While smaller is often better in the field of nanotechnology, where new materials and technologies are created on an atomic and molecular scale, the shrinking state budget has left Yale and University of Connecticut researchers scrambling to find other sources of funding.

When the administration of Gov. M. Jodi Rell proposed to set aside $5 million in 2008 to create two centers to house state-of-the-art nanotechnology equipment at Yale and UConn, researchers said the funding would have propelled Connecticut into the front ranks of nanotechnology innovation. But with the money as good as gone — the proposal was absent from both the 2008 state budget and this year’s budget — the centers are on hold, and researchers must now travel out-of-state to competing institutions to conduct their research.

“[When] the budget crunch hit, all was postponed indefinitely,” said Mark Reed, the associate director of nanoscience at the Yale Institute for Nanoscience and Quantum Engineering, which would have hosted one of the new centers.

Nanotechnology, which began to take off in the 1980s, has been used to develop fuel cells, biofuels, energy storage devices, drug delivery systems and cancer treatments. While nanotechnology research at Yale focuses on biological and pharmaceutical applications, research at the University of Connecticut focuses on developing new materials.
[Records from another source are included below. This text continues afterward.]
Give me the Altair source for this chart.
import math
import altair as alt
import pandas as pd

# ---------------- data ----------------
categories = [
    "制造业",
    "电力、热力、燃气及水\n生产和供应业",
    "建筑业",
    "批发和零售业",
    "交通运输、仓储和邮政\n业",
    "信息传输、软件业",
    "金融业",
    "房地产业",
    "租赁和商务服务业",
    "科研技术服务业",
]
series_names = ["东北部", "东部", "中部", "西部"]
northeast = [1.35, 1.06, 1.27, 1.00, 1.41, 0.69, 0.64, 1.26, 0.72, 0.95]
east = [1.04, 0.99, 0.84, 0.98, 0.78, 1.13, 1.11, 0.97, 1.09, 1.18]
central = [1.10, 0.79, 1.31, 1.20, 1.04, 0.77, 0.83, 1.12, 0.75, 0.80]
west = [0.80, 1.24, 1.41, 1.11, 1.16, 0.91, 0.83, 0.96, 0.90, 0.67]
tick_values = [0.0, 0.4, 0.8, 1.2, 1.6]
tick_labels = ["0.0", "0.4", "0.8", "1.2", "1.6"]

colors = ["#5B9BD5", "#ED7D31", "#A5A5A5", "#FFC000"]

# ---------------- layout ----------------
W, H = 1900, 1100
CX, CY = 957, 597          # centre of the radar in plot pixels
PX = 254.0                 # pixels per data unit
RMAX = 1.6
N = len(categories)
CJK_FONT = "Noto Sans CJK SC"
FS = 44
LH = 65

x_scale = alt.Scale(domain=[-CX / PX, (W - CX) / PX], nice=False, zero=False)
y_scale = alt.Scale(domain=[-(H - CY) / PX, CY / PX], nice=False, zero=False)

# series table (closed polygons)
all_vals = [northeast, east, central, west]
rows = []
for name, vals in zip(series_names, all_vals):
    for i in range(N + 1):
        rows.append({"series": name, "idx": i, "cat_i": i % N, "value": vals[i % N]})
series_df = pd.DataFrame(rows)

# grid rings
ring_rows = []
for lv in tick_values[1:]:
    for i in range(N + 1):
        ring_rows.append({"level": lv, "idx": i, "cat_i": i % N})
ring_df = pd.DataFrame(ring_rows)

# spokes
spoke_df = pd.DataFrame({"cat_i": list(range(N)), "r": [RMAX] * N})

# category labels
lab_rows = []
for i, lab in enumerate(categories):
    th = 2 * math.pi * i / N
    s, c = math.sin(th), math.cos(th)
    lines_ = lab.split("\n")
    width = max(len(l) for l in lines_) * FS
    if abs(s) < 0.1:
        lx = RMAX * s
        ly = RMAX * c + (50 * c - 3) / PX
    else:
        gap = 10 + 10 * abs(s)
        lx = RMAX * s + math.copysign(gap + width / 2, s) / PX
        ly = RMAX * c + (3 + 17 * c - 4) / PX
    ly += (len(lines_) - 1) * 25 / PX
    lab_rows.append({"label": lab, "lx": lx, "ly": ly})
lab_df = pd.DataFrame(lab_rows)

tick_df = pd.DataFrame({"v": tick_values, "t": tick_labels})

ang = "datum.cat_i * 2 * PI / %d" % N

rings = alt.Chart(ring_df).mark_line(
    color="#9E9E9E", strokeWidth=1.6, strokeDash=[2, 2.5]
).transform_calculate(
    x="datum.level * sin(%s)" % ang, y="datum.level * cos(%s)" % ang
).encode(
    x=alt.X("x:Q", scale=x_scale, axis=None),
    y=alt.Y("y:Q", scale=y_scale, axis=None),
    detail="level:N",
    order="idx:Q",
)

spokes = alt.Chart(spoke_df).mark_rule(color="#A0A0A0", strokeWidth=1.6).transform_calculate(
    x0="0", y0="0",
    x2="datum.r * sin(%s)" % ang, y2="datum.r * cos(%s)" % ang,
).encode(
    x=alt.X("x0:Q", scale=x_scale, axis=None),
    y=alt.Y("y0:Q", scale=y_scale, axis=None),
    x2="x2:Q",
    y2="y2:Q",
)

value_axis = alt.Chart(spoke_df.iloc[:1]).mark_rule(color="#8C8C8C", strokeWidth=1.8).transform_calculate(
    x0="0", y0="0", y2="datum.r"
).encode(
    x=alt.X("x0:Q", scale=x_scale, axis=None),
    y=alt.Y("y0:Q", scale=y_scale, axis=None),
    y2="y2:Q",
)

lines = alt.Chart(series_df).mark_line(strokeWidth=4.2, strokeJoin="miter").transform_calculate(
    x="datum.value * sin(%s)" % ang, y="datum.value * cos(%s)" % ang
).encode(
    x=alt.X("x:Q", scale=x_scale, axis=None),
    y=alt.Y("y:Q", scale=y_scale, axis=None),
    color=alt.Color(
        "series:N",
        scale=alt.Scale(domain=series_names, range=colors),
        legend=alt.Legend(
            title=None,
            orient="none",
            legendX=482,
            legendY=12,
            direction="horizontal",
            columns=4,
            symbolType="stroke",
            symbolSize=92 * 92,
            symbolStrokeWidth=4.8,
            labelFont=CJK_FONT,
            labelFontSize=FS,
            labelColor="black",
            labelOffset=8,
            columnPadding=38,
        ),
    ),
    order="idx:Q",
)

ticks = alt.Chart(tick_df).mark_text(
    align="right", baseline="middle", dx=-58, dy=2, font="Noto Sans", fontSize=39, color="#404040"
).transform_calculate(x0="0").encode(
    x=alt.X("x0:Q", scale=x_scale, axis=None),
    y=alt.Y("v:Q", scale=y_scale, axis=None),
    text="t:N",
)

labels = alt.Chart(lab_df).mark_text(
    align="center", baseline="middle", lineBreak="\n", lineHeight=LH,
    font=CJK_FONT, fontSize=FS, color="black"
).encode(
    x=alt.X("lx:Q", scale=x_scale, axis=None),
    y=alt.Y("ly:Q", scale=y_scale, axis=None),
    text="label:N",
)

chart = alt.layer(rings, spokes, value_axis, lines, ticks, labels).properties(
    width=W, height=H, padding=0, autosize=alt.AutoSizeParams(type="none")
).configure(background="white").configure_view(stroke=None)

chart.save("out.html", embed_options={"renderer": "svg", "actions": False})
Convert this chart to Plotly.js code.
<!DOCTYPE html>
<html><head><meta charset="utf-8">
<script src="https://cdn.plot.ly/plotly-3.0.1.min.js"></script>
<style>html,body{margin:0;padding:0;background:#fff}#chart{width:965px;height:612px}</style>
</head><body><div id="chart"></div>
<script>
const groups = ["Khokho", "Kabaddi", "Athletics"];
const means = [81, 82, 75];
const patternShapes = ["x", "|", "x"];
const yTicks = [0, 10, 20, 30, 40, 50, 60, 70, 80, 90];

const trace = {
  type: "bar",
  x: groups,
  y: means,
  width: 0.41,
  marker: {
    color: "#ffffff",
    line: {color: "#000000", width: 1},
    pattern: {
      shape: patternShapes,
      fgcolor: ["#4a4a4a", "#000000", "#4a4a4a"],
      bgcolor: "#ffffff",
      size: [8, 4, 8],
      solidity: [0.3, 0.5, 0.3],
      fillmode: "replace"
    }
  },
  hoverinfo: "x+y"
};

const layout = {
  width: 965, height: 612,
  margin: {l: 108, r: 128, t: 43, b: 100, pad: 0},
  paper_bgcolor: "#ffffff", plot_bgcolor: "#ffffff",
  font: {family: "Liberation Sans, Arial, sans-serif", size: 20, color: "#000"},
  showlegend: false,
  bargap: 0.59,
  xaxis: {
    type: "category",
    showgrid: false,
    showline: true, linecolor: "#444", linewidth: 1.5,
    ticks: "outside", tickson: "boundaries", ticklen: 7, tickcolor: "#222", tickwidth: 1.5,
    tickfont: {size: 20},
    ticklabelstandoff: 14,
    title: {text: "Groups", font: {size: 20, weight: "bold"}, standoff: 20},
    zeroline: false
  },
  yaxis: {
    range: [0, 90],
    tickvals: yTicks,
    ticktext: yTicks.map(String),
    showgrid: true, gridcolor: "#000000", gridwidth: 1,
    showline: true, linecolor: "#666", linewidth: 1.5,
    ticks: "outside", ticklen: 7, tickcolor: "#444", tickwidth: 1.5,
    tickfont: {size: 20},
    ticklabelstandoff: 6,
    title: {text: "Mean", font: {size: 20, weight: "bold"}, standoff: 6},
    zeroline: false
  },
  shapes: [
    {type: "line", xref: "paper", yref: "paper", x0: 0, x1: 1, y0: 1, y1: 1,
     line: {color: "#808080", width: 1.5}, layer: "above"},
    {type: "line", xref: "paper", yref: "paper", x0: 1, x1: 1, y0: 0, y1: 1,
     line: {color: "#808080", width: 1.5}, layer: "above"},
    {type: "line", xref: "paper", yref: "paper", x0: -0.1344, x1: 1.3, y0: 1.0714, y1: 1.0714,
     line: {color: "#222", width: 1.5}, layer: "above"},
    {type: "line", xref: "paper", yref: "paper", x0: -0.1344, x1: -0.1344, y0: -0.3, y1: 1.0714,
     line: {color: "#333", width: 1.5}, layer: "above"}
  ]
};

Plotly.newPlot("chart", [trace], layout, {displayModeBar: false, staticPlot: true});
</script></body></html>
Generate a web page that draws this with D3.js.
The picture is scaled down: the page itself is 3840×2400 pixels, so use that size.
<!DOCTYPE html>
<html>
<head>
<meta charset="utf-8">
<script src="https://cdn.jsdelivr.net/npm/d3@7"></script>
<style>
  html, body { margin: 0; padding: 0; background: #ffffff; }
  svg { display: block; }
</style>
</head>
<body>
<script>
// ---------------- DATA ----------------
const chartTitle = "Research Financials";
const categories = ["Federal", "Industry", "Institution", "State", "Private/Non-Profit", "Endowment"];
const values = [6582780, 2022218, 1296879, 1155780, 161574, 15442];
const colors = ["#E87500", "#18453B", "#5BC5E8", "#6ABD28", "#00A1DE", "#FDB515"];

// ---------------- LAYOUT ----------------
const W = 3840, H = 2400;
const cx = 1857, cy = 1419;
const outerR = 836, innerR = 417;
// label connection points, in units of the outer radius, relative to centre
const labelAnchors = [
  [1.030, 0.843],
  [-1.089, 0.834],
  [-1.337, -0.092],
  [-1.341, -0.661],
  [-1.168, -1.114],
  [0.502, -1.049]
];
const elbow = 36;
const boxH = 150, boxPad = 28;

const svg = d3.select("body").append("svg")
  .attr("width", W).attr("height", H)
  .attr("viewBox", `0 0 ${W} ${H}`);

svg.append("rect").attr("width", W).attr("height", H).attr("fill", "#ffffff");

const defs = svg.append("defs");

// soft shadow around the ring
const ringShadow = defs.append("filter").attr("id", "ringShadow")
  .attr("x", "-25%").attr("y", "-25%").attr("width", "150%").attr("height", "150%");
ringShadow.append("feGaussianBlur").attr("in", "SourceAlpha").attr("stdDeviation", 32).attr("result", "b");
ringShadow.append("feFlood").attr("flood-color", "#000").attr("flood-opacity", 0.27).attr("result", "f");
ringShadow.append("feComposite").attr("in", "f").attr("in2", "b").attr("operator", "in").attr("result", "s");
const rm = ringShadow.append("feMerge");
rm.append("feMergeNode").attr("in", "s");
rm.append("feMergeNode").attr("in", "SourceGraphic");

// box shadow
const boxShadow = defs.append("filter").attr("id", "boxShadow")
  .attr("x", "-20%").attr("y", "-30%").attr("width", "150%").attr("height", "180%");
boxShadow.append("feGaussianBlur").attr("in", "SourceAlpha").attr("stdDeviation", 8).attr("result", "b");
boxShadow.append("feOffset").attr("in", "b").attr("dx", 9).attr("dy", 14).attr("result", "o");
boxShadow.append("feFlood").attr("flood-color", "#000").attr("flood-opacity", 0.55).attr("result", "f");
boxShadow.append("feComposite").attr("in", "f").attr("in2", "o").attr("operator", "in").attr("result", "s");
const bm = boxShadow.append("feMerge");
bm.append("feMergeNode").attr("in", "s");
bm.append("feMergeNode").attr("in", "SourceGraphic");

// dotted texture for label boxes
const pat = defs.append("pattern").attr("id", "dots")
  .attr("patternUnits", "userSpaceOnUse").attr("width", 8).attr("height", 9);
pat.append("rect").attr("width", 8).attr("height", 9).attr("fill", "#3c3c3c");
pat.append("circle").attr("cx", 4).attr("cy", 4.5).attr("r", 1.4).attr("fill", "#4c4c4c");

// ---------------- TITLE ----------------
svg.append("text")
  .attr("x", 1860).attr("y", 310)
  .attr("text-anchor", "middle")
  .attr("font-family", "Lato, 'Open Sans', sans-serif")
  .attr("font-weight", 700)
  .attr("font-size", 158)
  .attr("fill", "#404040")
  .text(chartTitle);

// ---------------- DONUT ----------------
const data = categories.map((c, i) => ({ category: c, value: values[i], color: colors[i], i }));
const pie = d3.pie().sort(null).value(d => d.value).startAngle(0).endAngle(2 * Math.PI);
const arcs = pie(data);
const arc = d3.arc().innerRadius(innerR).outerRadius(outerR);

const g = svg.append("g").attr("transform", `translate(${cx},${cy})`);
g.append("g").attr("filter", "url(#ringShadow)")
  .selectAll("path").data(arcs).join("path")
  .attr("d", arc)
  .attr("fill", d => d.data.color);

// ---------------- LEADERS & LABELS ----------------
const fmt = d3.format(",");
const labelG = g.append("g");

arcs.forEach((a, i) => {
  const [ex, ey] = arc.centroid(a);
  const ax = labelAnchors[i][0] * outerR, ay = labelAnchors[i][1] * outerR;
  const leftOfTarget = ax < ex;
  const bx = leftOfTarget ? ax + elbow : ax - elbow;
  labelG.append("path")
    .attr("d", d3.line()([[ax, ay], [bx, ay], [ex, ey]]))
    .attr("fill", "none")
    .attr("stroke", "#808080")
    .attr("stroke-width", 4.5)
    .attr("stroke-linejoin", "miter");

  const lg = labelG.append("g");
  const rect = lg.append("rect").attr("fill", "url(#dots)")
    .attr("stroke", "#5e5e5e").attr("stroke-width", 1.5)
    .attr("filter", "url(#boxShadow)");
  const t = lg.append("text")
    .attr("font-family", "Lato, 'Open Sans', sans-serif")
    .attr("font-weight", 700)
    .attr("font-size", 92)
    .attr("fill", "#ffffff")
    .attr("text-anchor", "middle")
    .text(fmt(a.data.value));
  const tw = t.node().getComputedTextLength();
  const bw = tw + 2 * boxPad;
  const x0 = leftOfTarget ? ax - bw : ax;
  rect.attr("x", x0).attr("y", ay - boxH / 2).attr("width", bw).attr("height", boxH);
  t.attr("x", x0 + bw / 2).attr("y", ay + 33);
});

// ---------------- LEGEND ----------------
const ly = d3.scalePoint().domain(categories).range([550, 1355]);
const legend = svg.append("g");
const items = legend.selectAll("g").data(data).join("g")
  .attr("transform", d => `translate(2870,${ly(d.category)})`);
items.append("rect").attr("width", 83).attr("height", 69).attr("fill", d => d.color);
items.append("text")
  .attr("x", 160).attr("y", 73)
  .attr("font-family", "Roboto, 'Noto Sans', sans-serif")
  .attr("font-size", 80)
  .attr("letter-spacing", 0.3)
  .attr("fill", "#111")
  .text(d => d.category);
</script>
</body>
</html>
Researchers from UConn and Yale originally thought the nanotechnology centers would raise Connecticut’s profile in nanotechnology while stimulating small business development and job growth, said Rob Keating, the state’s workforce development director. Half of the funding for the $10 million centers would have come from the state, with Yale and the University of Connecticut putting up matching investments, he said.

“The state must afford to spend a little money to make investments towards the future,” said University of Connecticut professor Fotios Papadimitrakopoulos, who is an associate director of the school’s Institute of Material Science, the would-besite of the second center. “[But] by the time we were willing to put out the money, the economy crashed.”

Most of the funding would have gone to buying a $4 million high-resolution transmission electron microscope, Papadimitrakopoulos said. While the most precise microscopes currently available to the schools can see up to 0.2 nanometers, or about the width of two atoms, the new microscope would have been able to see down to 0.07 nanometers.

Without the more advanced equipment, Connecticut scientists have to travel to other universities such as Harvard and Cornell to conduct their research, Papadimitrakopoulos said. Not only are researchers inconvenienced by travel time, but also have to pay fees to use the instruments, he added.

Furthermore, the absence of advanced equipment at Yale and the UConn makes it much harder for the researchers to compete for federal grants, he added. Federal funding for nanotechnology research comes from the National Nanotechnology Initiative, with about $1.6 billion spread across 13 federal agencies.

The advanced equipment would also have improved collaboration between universities and local business, which would have lead to more commercial products, said Samuel Brauer, a consultant and the founder of Nanotech Plus, based in Stamford, Conn. As it is, Yale is already behind in spinning off its nanotechnology research into new companies, Brauer said.

The researchers said they hope that the state government changes its mind before Connecticut loses its edge in nanotechnology research.

“I hope there would be enough of a public outcry and that people would be stirred up a bit,” Brauer said. “Hopefully, [Gov.] Rell will reconsider the decision.”

According to advisory firm Lux Research, nanotechnology-enabled products will form a $3.1 trillion market by 2015.